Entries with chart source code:
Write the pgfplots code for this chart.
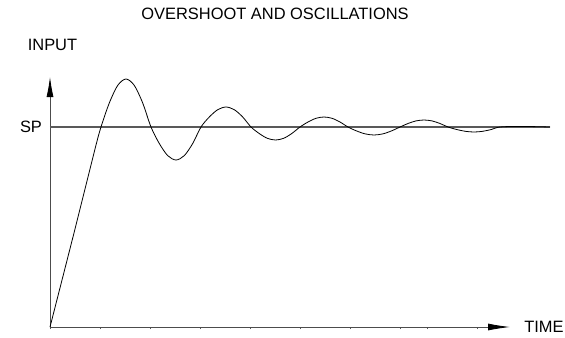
\documentclass[border=0pt]{standalone}
\usepackage{pgfplots}
\pgfplotsset{compat=1.18}
\usepackage{fontspec}
\setmainfont{Liberation Sans}
\usetikzlibrary{arrows.meta}
\begin{document}
\begin{tikzpicture}
\begin{axis}[
  scale only axis, width=460bp, height=250bp,
  xmin=0, xmax=460, ymin=0, ymax=250,
  axis lines=left,
  axis line style={black!70, line width=0.8bp},
  x axis line style={-{Latex[length=22bp,width=7bp,black]}},
  y axis line style={-{Latex[length=20bp,width=7bp,black]}},
  xtick={0,50,100,150,200,250,300,350,377,427},
  xticklabels={},
  ytick=\empty,
  tick align=outside,
  major tick length=2bp,
  tick style={black!65, line width=0.8bp},
  clip=false,
  font=\fontsize{16.5}{19}\selectfont,
]
\addplot[black!65, line width=1.1bp] coordinates {(0,200) (500,200)};
\addplot[black, line width=0.8bp, smooth, tension=0.5] coordinates {
(0,0) (25,98) (45,178) (51,200)
(59.3,224) (67.7,241.6) (76,248) (84.3,241.6) (92.7,224) (101,200)
(109.3,183.5) (117.7,171.4) (126,167) (134.3,171.4) (142.7,183.5) (151,200)
(159.3,210) (167.7,217.3) (176,220) (184.3,217.3) (192.7,210) (201,200)
(209.2,193.5) (217.3,188.7) (225.5,187) (233.7,188.7) (241.8,193.5) (250,200)
(258,205) (266,208.7) (274,210) (282,208.7) (290,205) (298,200)
(306.7,196) (315.3,193.1) (324,192) (332.7,193.1) (341.3,196) (350,200)
(358,203.5) (366,206.1) (374,207) (382,206.1) (390,203.5) (398,200)
(406.7,197.5) (415.3,195.7) (424,195) (432.7,195.7) (441.3,197.5) (450,200)
(470,200.6) (500,200)
};
\node at (axis cs:225,313) {OVERSHOOT AND OSCILLATIONS};
\node at (axis cs:2.5,282) {INPUT};
\node at (axis cs:-19,200) {SP};
\node at (axis cs:494,0) {TIME};
\coordinate (bl) at (axis cs:-50,-10);
\coordinate (tr) at (axis cs:515,327);
\end{axis}
\pgfresetboundingbox
\path (bl) rectangle (tr);
\end{tikzpicture}
\end{document}
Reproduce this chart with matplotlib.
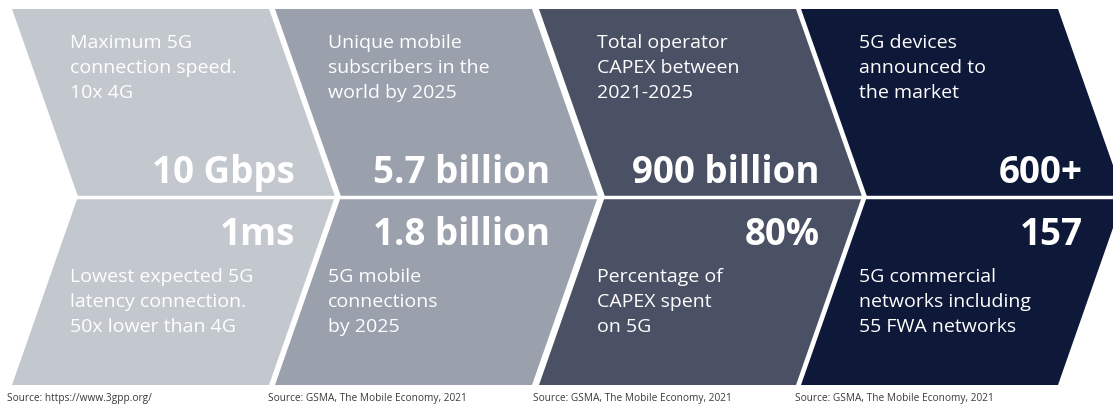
import matplotlib
matplotlib.use("Agg")
import matplotlib.pyplot as plt
from matplotlib.patches import Polygon

# ---- data ----
top_values = ["10 Gbps", "5.7 billion", "900 billion", "600+"]
top_labels = [
    ["Maximum 5G", "connection speed.", "10x 4G"],
    ["Unique mobile", "subscribers in the", "world by 2025"],
    ["Total operator", "CAPEX between", "2021-2025"],
    ["5G devices", "announced to", "the market"],
]
bottom_values = ["1ms", "1.8 billion", "80%", "157"]
bottom_labels = [
    ["Lowest expected 5G", "latency connection.", "50x lower than 4G"],
    ["5G mobile", "connections", "by 2025"],
    ["Percentage of", "CAPEX spent", "on 5G"],
    ["5G commercial", "networks including", "55 FWA networks"],
]
sources = [
    "Source: https://www.3gpp.org/",
    "Source: GSMA, The Mobile Economy, 2021",
    "Source: GSMA, The Mobile Economy, 2021",
    "Source: GSMA, The Mobile Economy, 2021",
]
colors = ["#c3c7ce", "#9aa0ac", "#4b5164", "#0e1838"]

# ---- layout (pixels) ----
W, H = 1113, 413
fig = plt.figure(figsize=(W / 100, H / 100), dpi=100)
ax = fig.add_axes([0, 0, 1, 1])
ax.set_xlim(0, W)
ax.set_ylim(H, 0)
ax.axis("off")

x0s = [12, 275, 539, 801]
pw, depth = 257, 66
ytop, ymid, ybot = 9, 196.5, 385
desc_dx = [58, 53, 58, 58]
val_right = [295, 550, 820, 1083]
src_x = [7, 268, 533, 795]

font = "Open Sans"
desc_fs = 14
val_fs = 26.5

for i, x0 in enumerate(x0s):
    pts = [(x0, ytop), (x0 + pw, ytop), (x0 + pw + depth, ymid),
           (x0 + pw, ybot), (x0, ybot), (x0 + depth, ymid)]
    ax.add_patch(Polygon(pts, closed=True, facecolor=colors[i], edgecolor="none"))
    tx = x0 + desc_dx[i]
    for j, line in enumerate(top_labels[i]):
        ax.text(tx, 48 + 25 * j, line, color="white", fontsize=desc_fs,
                family=font, ha="left", va="baseline")
    ax.text(val_right[i], 183, top_values[i], color="white", fontsize=val_fs,
            family=font, fontweight="bold", ha="right", va="baseline")
    ax.text(val_right[i], 245, bottom_values[i], color="white", fontsize=val_fs,
            family=font, fontweight="bold", ha="right", va="baseline")
    for j, line in enumerate(bottom_labels[i]):
        ax.text(tx, 282 + 25 * j, line, color="white", fontsize=desc_fs,
                family=font, ha="left", va="baseline")
    ax.text(src_x[i], 399, sources[i], color="#3a3a3a", fontsize=7.3,
            family=font, ha="left", va="center")

# horizontal white separator between upper and lower halves
ax.plot([0, W], [ymid, ymid], color="white", lw=2.5, solid_capstyle="butt")

fig.savefig("out.png", dpi=100, facecolor="white")
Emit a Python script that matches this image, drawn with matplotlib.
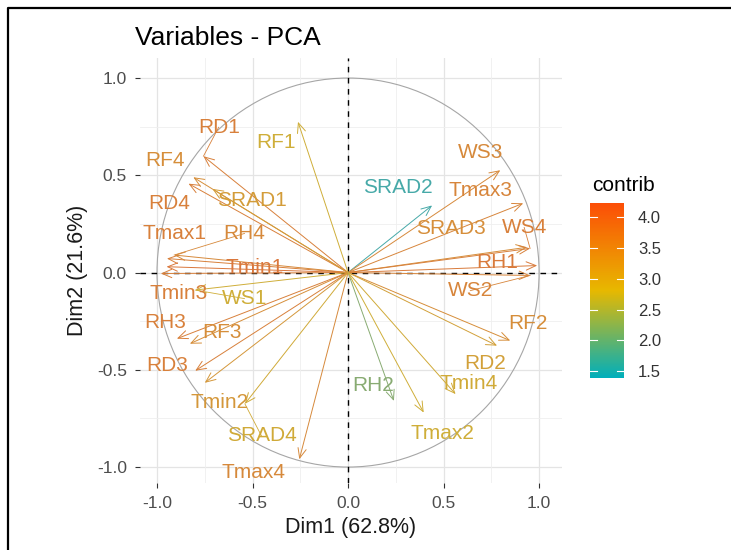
import numpy as np
import matplotlib
matplotlib.use("Agg")
import matplotlib.pyplot as plt
from matplotlib.colors import LinearSegmentedColormap, Normalize
from matplotlib.patches import Circle, FancyArrowPatch
from matplotlib.lines import Line2D
import matplotlib.colorbar as mcolorbar

plt.rcParams["font.family"] = ["Liberation Sans", "DejaVu Sans"]

# variable coordinates on Dim1 / Dim2 and their contribution
names = ["RD1", "RF4", "RD4", "SRAD1", "RF1", "Tmax1", "RH4", "Tmin1",
         "Tmin3", "WS1", "RH3", "RF3", "RD3", "Tmin2", "SRAD4", "Tmax4",
         "SRAD2", "WS3", "Tmax3", "SRAD3", "WS4", "RH1", "WS2",
         "RF2", "RD2", "Tmin4", "RH2", "Tmax2"]
dim1 = [-0.757, -0.810, -0.835, -0.710, -0.262, -0.948, -0.910, -0.950,
        -0.980, -0.800, -0.896, -0.828, -0.800, -0.750, -0.540, -0.255,
        0.440, 0.797, 0.917, 0.937, 0.953, 0.990, 0.953,
        0.849, 0.780, 0.563, 0.240, 0.396]
dim2 = [0.598, 0.490, 0.457, 0.430, 0.775, 0.072, 0.090, 0.030,
        -0.005, -0.090, -0.340, -0.366, -0.505, -0.567, -0.675, -0.960,
        0.345, 0.526, 0.356, 0.130, 0.124, 0.036, -0.015,
        -0.350, -0.376, -0.625, -0.660, -0.720]
contrib = [3.8, 3.5, 3.8, 3.2, 2.8, 3.8, 3.6, 4.0,
           3.8, 2.8, 3.8, 3.5, 3.8, 3.3, 2.9, 3.6,
           1.45, 3.6, 3.7, 3.5, 3.8, 3.9, 3.7,
           3.5, 3.1, 2.9, 2.1, 2.8]

# repelled label positions
label_x = [-0.677, -0.958, -0.938, -0.505, -0.375, -0.906, -0.542, -0.490,
           -0.885, -0.542, -0.958, -0.661, -0.948, -0.672, -0.453, -0.495,
           0.260, 0.693, 0.693, 0.536, 0.922, 0.781, 0.640,
           0.943, 0.719, 0.630, 0.130, 0.495]
label_y = [0.747, 0.577, 0.356, 0.371, 0.670, 0.201, 0.201, 0.026,
           -0.108, -0.134, -0.258, -0.309, -0.479, -0.670, -0.840, -1.030,
           0.438, 0.619, 0.423, 0.227, 0.232, 0.052, -0.093,
           -0.263, -0.469, -0.572, -0.582, -0.830]
# labels pushed far enough to get a connector segment
linked = ["RD1", "SRAD4", "WS2", "WS4", "RH4", "WS1"]

cmap = LinearSegmentedColormap.from_list("contrib", ["#00AFBB", "#E7B800", "#FC4E07"])
norm = Normalize(vmin=1.39, vmax=4.23)


def muted(c):
    # arrows and labels come out softer than the legend bar
    rgb = np.array(c[:3])
    return tuple(0.62 * rgb + 0.38 * np.array([0.66, 0.62, 0.58]))


fig = plt.figure(figsize=(7.31, 5.5), dpi=100)
ax = fig.add_axes([140 / 731, 67 / 550, 422 / 731, 425 / 550])

ax.set_xlim(-1.089, 1.12)
ax.set_ylim(-1.082, 1.103)

# grid like theme_minimal
for v in [-1.0, -0.5, 0.0, 0.5, 1.0]:
    ax.axvline(v, color="#e4e4e4", lw=0.9, zorder=0)
    ax.axhline(v, color="#e4e4e4", lw=0.9, zorder=0)
for v in [-0.75, -0.25, 0.25, 0.75]:
    ax.axvline(v, color="#efefef", lw=0.6, zorder=0)
    ax.axhline(v, color="#efefef", lw=0.6, zorder=0)

ax.add_patch(Circle((0, 0), 1.0, fill=False, ec="#a6a6a6", lw=0.8, zorder=1))
ax.axhline(0, color="black", lw=1.0, ls=(0, (4, 4)), zorder=2)
ax.axvline(0, color="black", lw=1.0, ls=(0, (4, 4)), zorder=2)

for n, x, y, c, lx, ly in zip(names, dim1, dim2, contrib, label_x, label_y):
    col = muted(cmap(norm(c)))
    arr = FancyArrowPatch((0, 0), (x, y), arrowstyle="->,head_length=0.7,head_width=0.3",
                          mutation_scale=10, shrinkA=0, shrinkB=0,
                          color=col, lw=0.7, zorder=3)
    ax.add_patch(arr)
    if n in linked:
        ax.plot([lx, x], [ly, y], color=col, lw=0.6, zorder=3)
    ax.text(lx, ly, n, color=col, fontsize=15, ha="center", va="center", zorder=4)

for s in ax.spines.values():
    s.set_visible(False)
ticks = [-1.0, -0.5, 0.0, 0.5, 1.0]
ax.set_xticks(ticks)
ax.set_yticks(ticks)
ax.set_xticklabels([f"{t:.1f}" for t in ticks])
ax.set_yticklabels([f"{t:.1f}" for t in ticks])
ax.tick_params(axis="both", labelsize=12.5, labelcolor="#4d4d4d", color="#333333",
               length=3.5, width=0.8, pad=6)
ax.set_xlabel("Dim1 (62.8%)", fontsize=15.5, color="#1a1a1a", labelpad=4)
ax.set_ylabel("Dim2 (21.6%)", fontsize=15.5, color="#1a1a1a", labelpad=6)

fig.text(135 / 731, 1 - 38 / 550, "Variables - PCA", fontsize=19, va="center", ha="left")

# colour bar legend
cax = fig.add_axes([590 / 731, 172 / 550, 34 / 731, 175 / 550])
cb = mcolorbar.ColorbarBase(cax, cmap=cmap, norm=norm, orientation="vertical")
cb.outline.set_visible(False)
cb.set_ticks([1.5, 2.0, 2.5, 3.0, 3.5, 4.0])
cb.set_ticklabels(["1.5", "2.0", "2.5", "3.0", "3.5", "4.0"])
cax.tick_params(labelsize=12, labelcolor="#333333", length=0, pad=10)
for t in [1.5, 2.0, 2.5, 3.0, 3.5, 4.0]:
    cax.plot([0, 0.2], [t, t], color="white", lw=0.8, transform=cax.get_yaxis_transform())
    cax.plot([0.8, 1.0], [t, t], color="white", lw=0.8, transform=cax.get_yaxis_transform())
fig.text(592 / 731, 1 - 185 / 550, "contrib", fontsize=15, va="center", ha="left")

# frame on top and left edge
fig.add_artist(Line2D([8 / 731, 8 / 731, 1.0], [0.0, 1 - 8 / 550, 1 - 8 / 550],
                      color="black", lw=1.6, transform=fig.transFigure))

fig.savefig("out.png", dpi=100)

• _WORK INSTRUCTIONS_
Reproduce exactly the run of lines beginning with the one that contains "Reproduce this chart with matplotlib." and ending with the one that contains "val_fs = 26.5". Do not include pictures.

• _RESPONSE TO THE TASK_
Reproduce this chart with matplotlib.
import matplotlib
matplotlib.use("Agg")
import matplotlib.pyplot as plt
from matplotlib.patches import Polygon

# ---- data ----
top_values = ["10 Gbps", "5.7 billion", "900 billion", "600+"]
top_labels = [
    ["Maximum 5G", "connection speed.", "10x 4G"],
    ["Unique mobile", "subscribers in the", "world by 2025"],
    ["Total operator", "CAPEX between", "2021-2025"],
    ["5G devices", "announced to", "the market"],
]
bottom_values = ["1ms", "1.8 billion", "80%", "157"]
bottom_labels = [
    ["Lowest expected 5G", "latency connection.", "50x lower than 4G"],
    ["5G mobile", "connections", "by 2025"],
    ["Percentage of", "CAPEX spent", "on 5G"],
    ["5G commercial", "networks including", "55 FWA networks"],
]
sources = [
    "Source: https://www.3gpp.org/",
    "Source: GSMA, The Mobile Economy, 2021",
    "Source: GSMA, The Mobile Economy, 2021",
    "Source: GSMA, The Mobile Economy, 2021",
]
colors = ["#c3c7ce", "#9aa0ac", "#4b5164", "#0e1838"]

# ---- layout (pixels) ----
W, H = 1113, 413
fig = plt.figure(figsize=(W / 100, H / 100), dpi=100)
ax = fig.add_axes([0, 0, 1, 1])
ax.set_xlim(0, W)
ax.set_ylim(H, 0)
ax.axis("off")

x0s = [12, 275, 539, 801]
pw, depth = 257, 66
ytop, ymid, ybot = 9, 196.5, 385
desc_dx = [58, 53, 58, 58]
val_right = [295, 550, 820, 1083]
src_x = [7, 268, 533, 795]

font = "Open Sans"
desc_fs = 14
val_fs = 26.5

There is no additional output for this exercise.